Au début, les cantons latins et Bâle ont été davantage touchés du fait de leur proximité avec les foyers en Lombardie et l’Est de la France. Mais l’épidémie est aujourd’hui présente partout en Suisse. Le nombre de cas à venir devrait être assez équilibré entre les différentes régions du pays.
Ceux qui pensent que le 11 mai, on rouvre et que tout [est] derrière, ils se trompent?

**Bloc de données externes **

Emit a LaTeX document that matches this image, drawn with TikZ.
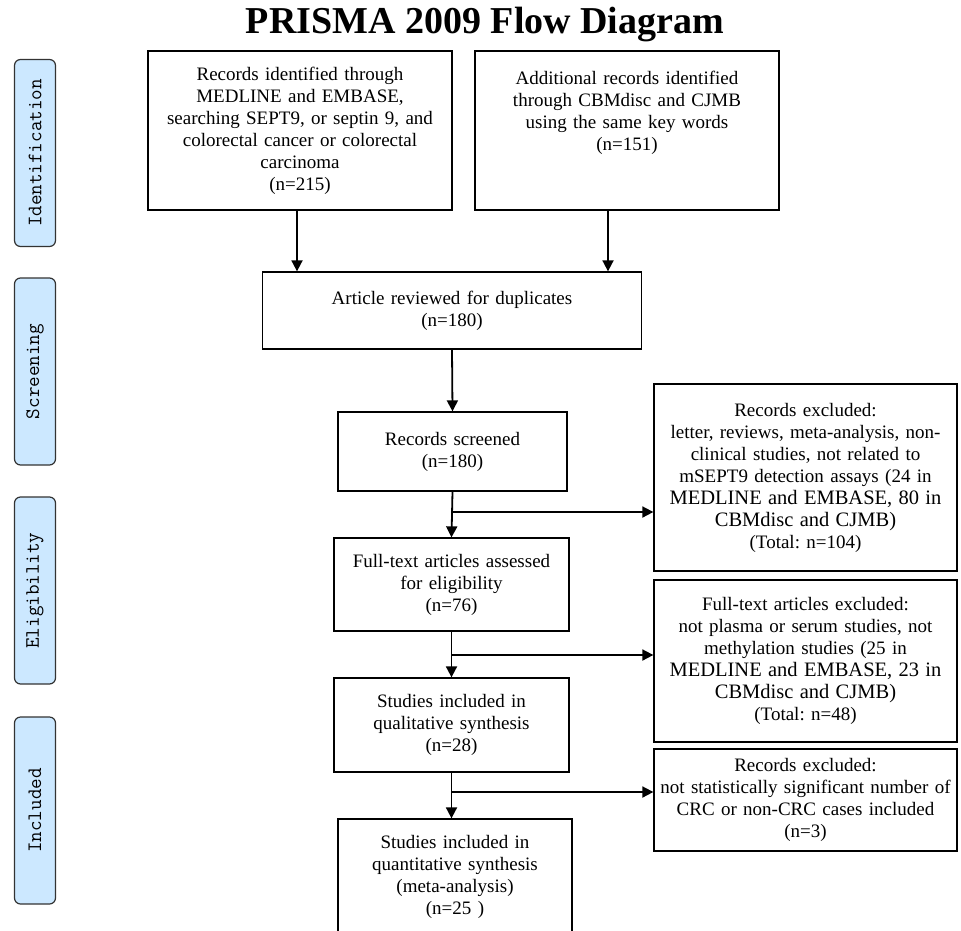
\documentclass[tikz,border=0pt]{standalone}
\usepackage{fontspec}
\setmainfont{Liberation Serif}
\usetikzlibrary{arrows.meta,calc}

\definecolor{stagefill}{RGB}{204,232,255}

\tikzset{
  box/.style={draw, line width=1.3pt, align=center, inner sep=2pt,
    font=\frenchspacing\fontsize{19}{22}\selectfont},
  stage/.style={draw=black!80, fill=stagefill, rounded corners=6pt, line width=1.2pt,
    rotate=90, minimum width=187pt, minimum height=41pt,
    font=\ttfamily\fontsize{20.5}{22}\selectfont},
  arr/.style={line width=1.8pt, -{Triangle[length=11pt,width=11pt]}},
}
\newcommand{\wideline}[1]{{\fontsize{20.5}{22}\selectfont #1}}

\begin{document}
\begin{tikzpicture}[x=1pt,y=-1pt]
\useasboundingbox (0,0) rectangle (961,930);

% Title
\node (title) at (485,25) {\fontsize{38}{44}\selectfont\bfseries PRISMA 2009 Flow Diagram};

% Stage labels
\node[stage] (sIdent) at (35,153) {Identification};
\node[stage] (sScreen) at (35,371.5) {Screening};
\node[stage] (sElig) at (35,590.5) {Eligibility};
\node[stage] (sIncl) at (35,810.5) {Included};

% Identification
\node[box, text width=296pt, minimum width=304pt, minimum height=159pt] (idA) at (300,130.5)
  {Records identified through\\MEDLINE and EMBASE,\\searching SEPT9, or septin 9, and\\colorectal cancer or colorectal\\carcinoma\\(n=215)};
\node[box, text width=296pt, minimum width=304pt, minimum height=159pt] (idB) at (627,130.5)
  {Additional records identified\\through CBMdisc and CJMB\\using the same key words\\(n=151)\\[18pt]\mbox{}};

% Main column
\node[box, text width=370pt, minimum width=379pt, minimum height=77pt] (dup) at (452,310.5)
  {Article reviewed for duplicates\\(n=180)};
\node[box, text width=222pt, minimum width=229pt, minimum height=79pt] (scr) at (452.5,451.5)
  {Records screened\\(n=180)};
\node[box, text width=228pt, minimum width=235pt, minimum height=93pt] (full) at (451.5,584.5)
  {Full-text articles assessed\\for eligibility\\(n=76)};
\node[box, text width=228pt, minimum width=235pt, minimum height=94pt] (qual) at (451.5,725)
  {Studies included in\\qualitative synthesis\\(n=28)};
\node[box, text width=228pt, minimum width=234pt, minimum height=116pt] (quant) at (455,877)
  {Studies included in\\quantitative synthesis\\(meta-analysis)\\(n=25 )};

% Exclusions
\node[box, text width=296pt, minimum width=303pt, minimum height=187pt] (exA) at (805.5,477.5)
  {Records excluded:\\letter, reviews, meta-analysis, non-\\clinical studies, not related to\\mSEPT9 detection assays (24 in\\\wideline{MEDLINE and EMBASE, 80 in}\\\wideline{CBMdisc and CJMB)}\\(Total: n=104)};
\node[box, text width=296pt, minimum width=303pt, minimum height=162pt] (exB) at (805.5,661)
  {Full-text articles excluded:\\not plasma or serum studies, not\\methylation studies (25 in\\\wideline{MEDLINE and EMBASE, 23 in}\\\wideline{CBMdisc and CJMB)}\\(Total: n=48)};
\node[box, text width=296pt, minimum width=303pt, minimum height=102pt] (exC) at (805.5,800)
  {Records excluded:\\not statistically significant number of\\CRC or non-CRC cases included\\(n=3)};

% Arrows
\draw[arr] ($(idA.south)+(-3,0)$) -- ($(idA.south |- dup.north)+(-3,0)$);
\draw[arr] ($(idB.south)+(-19,0)$) -- ($(idB.south |- dup.north)+(-19,0)$);
\draw[arr] (dup.south) -- (scr.north);
\draw[arr] (scr.south) -- (full.north);
\draw[arr] (full.south) -- (qual.north);
\draw[arr] (qual.south) -- (qual.south |- quant.north);

\coordinate (brA) at (452,512);
\coordinate (brB) at (452,655);
\coordinate (brC) at (452,792);
\draw[arr] (brA) -- (brA -| exA.west);
\draw[arr] (brB) -- (brB -| exB.west);
\draw[arr] (brC) -- (brC -| exC.west);

\end{tikzpicture}
\end{document}
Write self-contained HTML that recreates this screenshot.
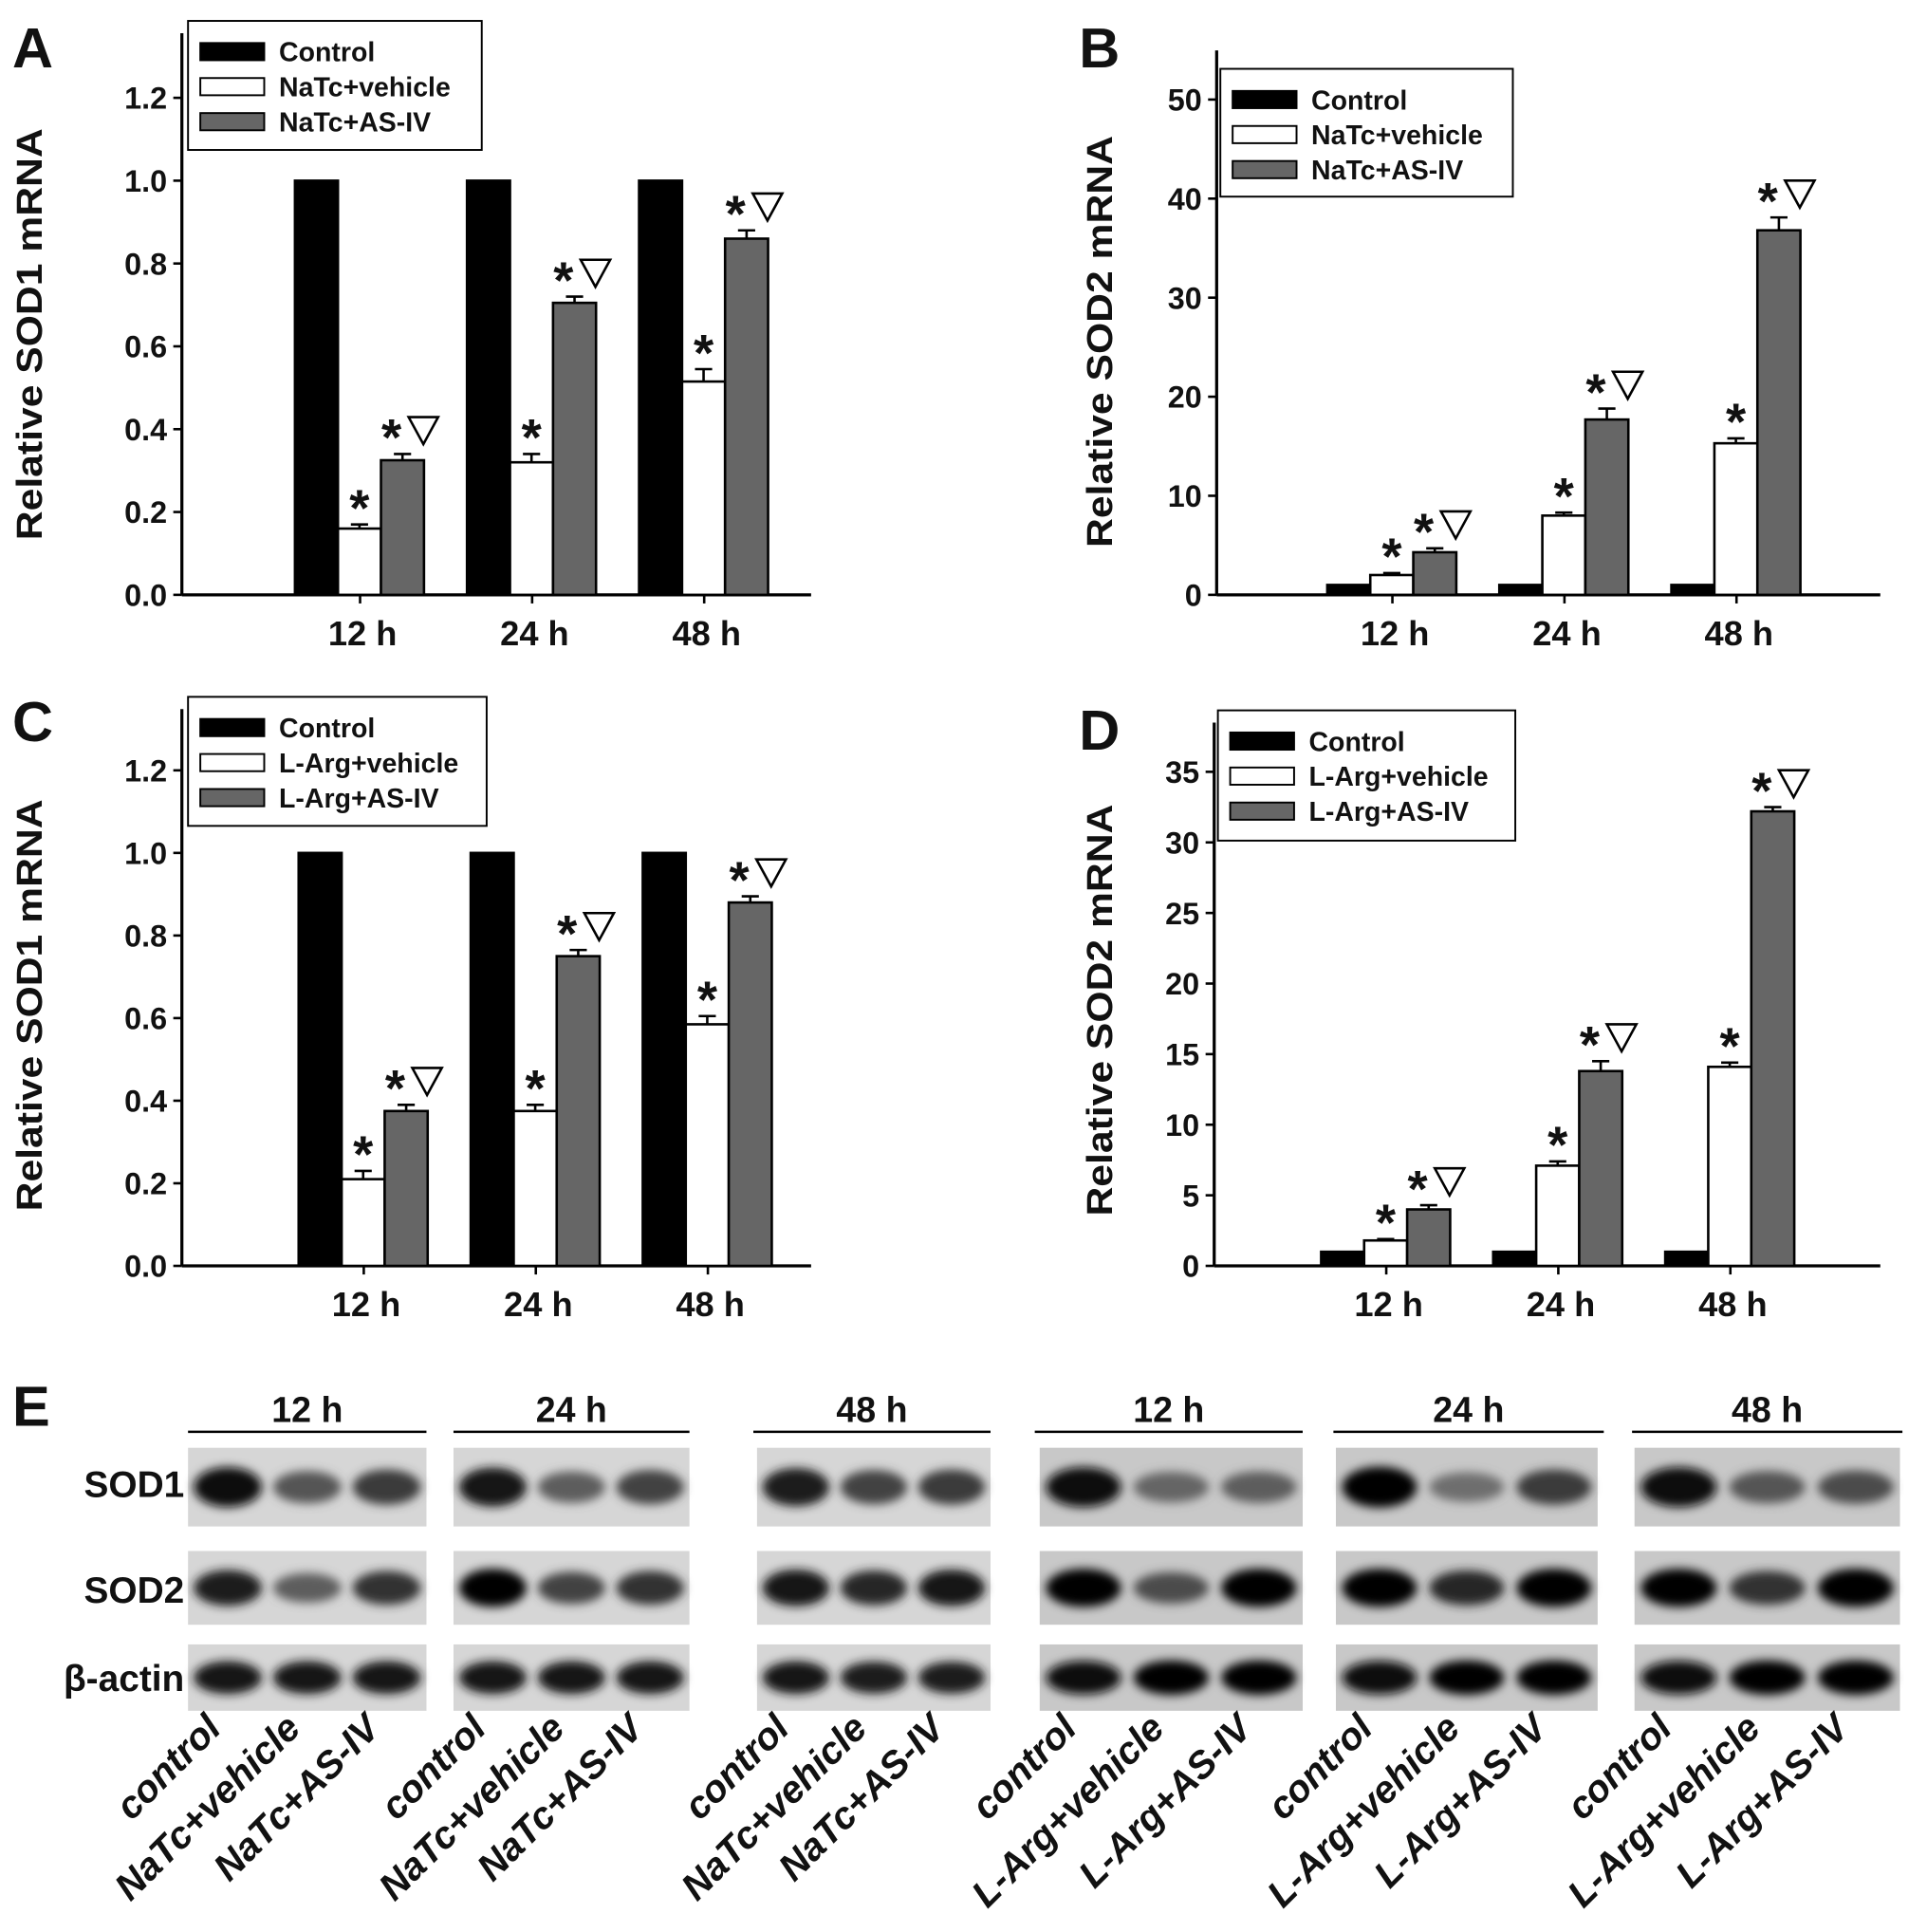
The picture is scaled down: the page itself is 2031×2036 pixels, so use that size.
<!DOCTYPE html>
<html><head><meta charset="utf-8"><style>
html,body{margin:0;padding:0;background:#fff}
svg{display:block}
text{font-family:"Liberation Sans",sans-serif;font-weight:bold;fill:#111}
</style></head><body>
<svg id="fig" width="2031" height="2036" viewBox="0 0 1568 1572" preserveAspectRatio="none" xmlns="http://www.w3.org/2000/svg">
<defs><filter id="blur" x="-20%" y="-50%" width="140%" height="200%"><feGaussianBlur stdDeviation="4"/></filter></defs>
<g id="charts"></g>
<g id="blots"></g>
</svg>
<script>
const NS="http://www.w3.org/2000/svg";
const categories=["12 h","24 h","48 h"];
const aControl=[1,1,1], aVehicle=[0.16,0.32,0.515], aAS=[0.325,0.705,0.86];
const aVehErr=[0.01,0.02,0.03], aASErr=[0.015,0.015,0.02];
const aTicks=["0.0","0.2","0.4","0.6","0.8","1.0","1.2"];
const bControl=[1,1,1], bVehicle=[2,8,15.3], bAS=[4.3,17.7,36.8];
const bVehErr=[0.2,0.3,0.5], bASErr=[0.4,1.1,1.3];
const bTicks=["0","10","20","30","40","50"];
const cControl=[1,1,1], cVehicle=[0.21,0.375,0.585], cAS=[0.375,0.75,0.88];
const cVehErr=[0.02,0.015,0.02], cASErr=[0.015,0.015,0.015];
const cTicks=["0.0","0.2","0.4","0.6","0.8","1.0","1.2"];
const dControl=[1,1,1], dVehicle=[1.8,7.1,14.1], dAS=[4.0,13.8,32.2];
const dVehErr=[0.1,0.3,0.3], dASErr=[0.3,0.7,0.3];
const dTicks=["0","5","10","15","20","25","30","35"];

function mk(tag,attrs,parent,txt){const e=document.createElementNS(NS,tag);for(const k in attrs)e.setAttribute(k,attrs[k]);if(txt!==undefined)e.textContent=txt;parent.appendChild(e);return e;}
const root=document.getElementById('charts');

const panels=[
 {id:'a',letter:'A',lx:10,ly:55,ax:148,base:484,top:147,topVal:1.0,xEnd:660,c0:293,ctl:aControl,veh:aVehicle,as:aAS,ve:aVehErr,ae:aASErr,ticks:aTicks,title:'Relative SOD1 mRNA',tx:24,ty:272,leg:[153,17,239,105],names:['Control','NaTc+vehicle','NaTc+AS-IV']},
 {id:'b',letter:'B',lx:878,ly:55,ax:990,base:484,top:81,topVal:50,xEnd:1530,c0:1133,ctl:bControl,veh:bVehicle,as:bAS,ve:bVehErr,ae:bASErr,ticks:bTicks,title:'Relative SOD2 mRNA',tx:895,ty:278,leg:[993,56,238,104],names:['Control','NaTc+vehicle','NaTc+AS-IV']},
 {id:'c',letter:'C',lx:10,ly:603,ax:148,base:1030,top:694,topVal:1.0,xEnd:660,c0:296,ctl:cControl,veh:cVehicle,as:cAS,ve:cVehErr,ae:cASErr,ticks:cTicks,title:'Relative SOD1 mRNA',tx:24,ty:818,leg:[153,567,243,105],names:['Control','L-Arg+vehicle','L-Arg+AS-IV']},
 {id:'d',letter:'D',lx:878,ly:610,ax:988,base:1030,top:628,topVal:35,xEnd:1530,c0:1128,ctl:dControl,veh:dVehicle,as:dAS,ve:dVehErr,ae:dASErr,ticks:dTicks,title:'Relative SOD2 mRNA',tx:895,ty:822,leg:[991,578,242,106],names:['Control','L-Arg+vehicle','L-Arg+AS-IV']}
];
panels.forEach(p=>{
 const g=mk('g',{},root);
 
 
 const y=v=>p.base-(v/p.topVal)*(p.base-p.top);
 const yTop=y(Number(p.ticks[p.ticks.length-1]))-40;
 const L=mk('text',{x:p.lx,y:p.ly,'font-size':46},g,p.letter);
 
 
 const yax=mk('line',{x1:p.ax,y1:Math.min(yTop,p.leg[1]+10),x2:p.ax,y2:p.base,stroke:'#000','stroke-width':2.5},g);
 
 
 const xax=mk('line',{x1:p.ax,y1:p.base,x2:p.xEnd,y2:p.base,stroke:'#000','stroke-width':2.5},g);
 
 
 p.ticks.forEach(t=>{const yy=y(Number(t));
  mk('line',{x1:p.ax-7,y1:yy,x2:p.ax,y2:yy,stroke:'#000','stroke-width':2},g);
  const tl=mk('text',{x:p.ax-12,y:yy+9,'font-size':25,'text-anchor':'end'},g,t);
  
  
 });
 const tt=mk('text',{x:0,y:0,'font-size':29,'text-anchor':'middle',textLength:335,lengthAdjust:'spacingAndGlyphs',transform:`translate(${p.tx+10},${p.ty}) rotate(-90)`},g,p.title);
 
 
 const bw=35;
 categories.forEach((c,i)=>{
  const cx=p.c0+i*140;
  mk('line',{x1:cx,y1:p.base,x2:cx,y2:p.base+7,stroke:'#000','stroke-width':2},g);
  const xl=mk('text',{x:cx+2,y:p.base+41,'font-size':28,'text-anchor':'middle'},g,c);
  
  
  const series=[[p.ctl,'#000',null],[p.veh,'#fff',p.ve],[p.as,'#666',p.ae]];
  series.forEach((s,j)=>{
   const v=s[0][i];
   const xx=cx-53+j*bw;
   if(s[2]){const ey=y(v+s[2][i]);
    mk('line',{x1:xx+bw/2,y1:ey,x2:xx+bw/2,y2:y(v),stroke:'#000','stroke-width':2},g);
    mk('line',{x1:xx+bw/2-7,y1:ey,x2:xx+bw/2+7,y2:ey,stroke:'#000','stroke-width':2},g);}
   const r=mk('rect',{x:xx,y:y(v),width:bw,height:p.base-y(v),fill:s[1],stroke:'#000','stroke-width':2},g);
   
   
   if(j>0){const ey=y(v+s[2][i]);
    const st=mk('text',{x:xx+bw/2-(j==2?9:0),y:ey+1,'font-size':42,'text-anchor':'middle'},g,'*');
    
    
    if(j==2){const tx=xx+bw/2+17, ty=ey-19;
     const tri=mk('polygon',{points:`${tx-12},${ty-11} ${tx+12},${ty-11} ${tx},${ty+11}`,fill:'none',stroke:'#000','stroke-width':2},g);
     
     }
   }
  });
 });
 const [lx,ly,lw,lh]=p.leg;
 const lg=mk('g',{},g);
 
 
 mk('rect',{x:lx,y:ly,width:lw,height:lh,fill:'#fff',stroke:'#000','stroke-width':1.5},lg);
 ['#000','#fff','#666'].forEach((col,k)=>{const yy=ly+25+k*28.5;
  mk('rect',{x:lx+10,y:yy-7,width:52,height:14,fill:col,stroke:'#000','stroke-width':1.5},lg);
  const lt=mk('text',{x:lx+74,y:yy+8,'font-size':22},lg,p.names[k]);
  
  
 });
});

// Western blots
const groupHeaders=["12 h","24 h","48 h","12 h","24 h","48 h"];
const sod1Band=[[0.95,0.55,0.7],[0.9,0.5,0.65],[0.85,0.65,0.7],[0.95,0.45,0.5],[1,0.4,0.7],[0.95,0.55,0.6]];
const sod2Band=[[0.85,0.5,0.75],[1,0.65,0.75],[0.9,0.8,0.9],[1,0.6,1],[1,0.8,1],[1,0.75,1]];
const actinBand=[[0.9,0.9,0.9],[0.9,0.9,0.9],[0.9,0.85,0.85],[0.95,1,1],[0.95,1,1],[0.95,1,1]];
const bl=document.getElementById('blots');
const bx=[[153,347],[369,561],[616,806],[846,1060],[1087,1300],[1330,1546]];
const lineX=[[153,347],[369,561],[613,806],[842,1060],[1085,1305],[1328,1548]];
const E=mk('text',{x:10,y:1160,'font-size':46},bl,'E');


const rows=[[1178,1242,sod1Band,'SOD1',1218],[1262,1322,sod2Band,'SOD2',1304],[1338,1392,actinBand,'β-actin',1376]];
rows.forEach(r=>{const t=mk('text',{x:150,y:r[4],'font-size':30,'text-anchor':'end'},bl,r[3]);
 
 });
bx.forEach((b,gi)=>{
 const [x0,x1]=b, w=x1-x0;
 const h=mk('text',{x:(lineX[gi][0]+lineX[gi][1])/2,y:1157,'font-size':29,'text-anchor':'middle'},bl,groupHeaders[gi]);
 
 
 mk('line',{x1:lineX[gi][0],y1:1165,x2:lineX[gi][1],y2:1165,stroke:'#000','stroke-width':2},bl);
 rows.forEach(r=>{
  const bg=mk('rect',{x:x0,y:r[0],width:w,height:r[1]-r[0],fill:gi<3?'#d6d6d6':'#c8c8c8'},bl);
  
  
  for(let k=0;k<3;k++){const inten=r[2][gi][k];
   const cx=x0+w*(k*2+1)/6, cy=(r[0]+r[1])/2;
   const g=Math.round(180-inten*175);
   mk('ellipse',{cx:cx,cy:cy,rx:w/7,ry:(r[1]-r[0])*0.2*(0.7+inten*0.6),fill:`rgb(${g},${g},${g})`,filter:'url(#blur)'},bl);}
 });
 const names=gi<3?['control','NaTc+vehicle','NaTc+AS-IV']:['control','L-Arg+vehicle','L-Arg+AS-IV'];
 names.forEach((n,k)=>{const cx=x0+w*(k*2+1)/6-4;
  const t=mk('text',{x:0,y:0,'font-size':31,'font-style':'italic','text-anchor':'end',transform:`translate(${cx},${1408}) rotate(-45)`},bl,n);
  
  });
});
</script>
</body></html>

Il n'y a aucun doute là dessus: nous sommes partis pour des mois de lutte. L’un de mes collègues américains a utilisé l’image du marteau et de la danse pour décrire notre réponse au virus. D’abord le marteau, lorsque la plupart des Etats ont décidé un confinement pour stopper la propagation qui était trop massive et qui allait submerger le système de santé. Ça a été une réussite. Nous sommes dans une bien meilleure position qu'il y a un mois et demi. Maintenant, c'est la danse: on va essayer de faire redémarrer la société, l'économie, les relations humaines. Mais tout en étant confronté avec un virus qui profitera de la moindre de nos faiblesses. Et il est possible que l’on doive à nouveau resserrer les mesures parce que le virus a trop profité de la liberté qu’on lui donne..
D'autres lockdown seraient tout à fait envisageables en Suisse...
Ce n'est pas exclu. On espère juste que ce ne sera pas un confinement généralisé tel que celui qui a dû être utilisé dans cette première phase.
Confiner uniquement les personnes à risque?
Ce serait éthiquement inacceptable, socialement pas tenable à moyen terme. On ne peut pas dire à toutes les personnes de plus de 65 ans de rester enfermées dans leur chambre. Ce serait accepter la ségrégation d’une classe entière de la société. Une sorte d'assignation à résidence pour les 12, 18 ou 24 mois à venir.
À moins que l’on ait un vaccin plus tôt?
Au niveau mondial, plus de 100 projets de vaccin sont en développement. Certains ont même commencé à être testés. Les choses vont très vite, mais il faut être conscient que s’il y en a un qui fonctionne d'ici 12 à 18 mois, on pourra tous être très heureux.
Un vaccin dans 12 à 18 mois, pas avant?
C'est la version optimiste. Le pessimisme serait de dire que nous n’aurons jamais de vaccin. Il y a des pathogènes, comme le HIV ou la tuberculose, contre lesquels on n'a toujours pas réussi à fabriquer de vaccin. Et rien ne garantit qu'on sera capable de faire un vaccin sûr et efficace contre le coronavirus dans les 2 à 3 ans . Mais j’ai bon espoir parce que la communauté scientifique et toute l'industrie pharmaceutique travaillent comme jamais dans cette direction.
Donc, on va danser avec ce virus pendant une année. Si ce n'est pas plusieurs années?
Ça, c'est d'un des scénarios crédibles. Avec le vaccin, ce serait évidemment la sortie de crise. Si le vaccin, de nouveau, est sûr et efficace. Dans l'intervalle, il pourrait y avoir des étapes importantes, même si elles sont moins définitives. Par exemple le développement de certains types de médicaments qui pourraient avoir un effet préventif. Dans l'arsenal de médicaments en train d’être développé il y a par exemple des anticorps monoclonaux. Ils pourraient être utilisés pour donner une immunité transitoire, en tout cas aux personnes à risque. Il s’agirait d’une injection d'anticorps tous les deux ou trois mois. Après, si chaque dose coûte 5000 francs, ce sera un autre problème.
Mais c'est une médecine de riches?
À la fin, ce sera une décision politique. Dans un contexte où les gouvernements et l’économie perdent des centaines de milliards de dollars, je ne sais pas ce que ça veut dire, une médecine de riches. Peut être vaudra-t-il la peine d’investir massivement dans un traitement si, finalement, l'économie s'en sort une année plus tôt.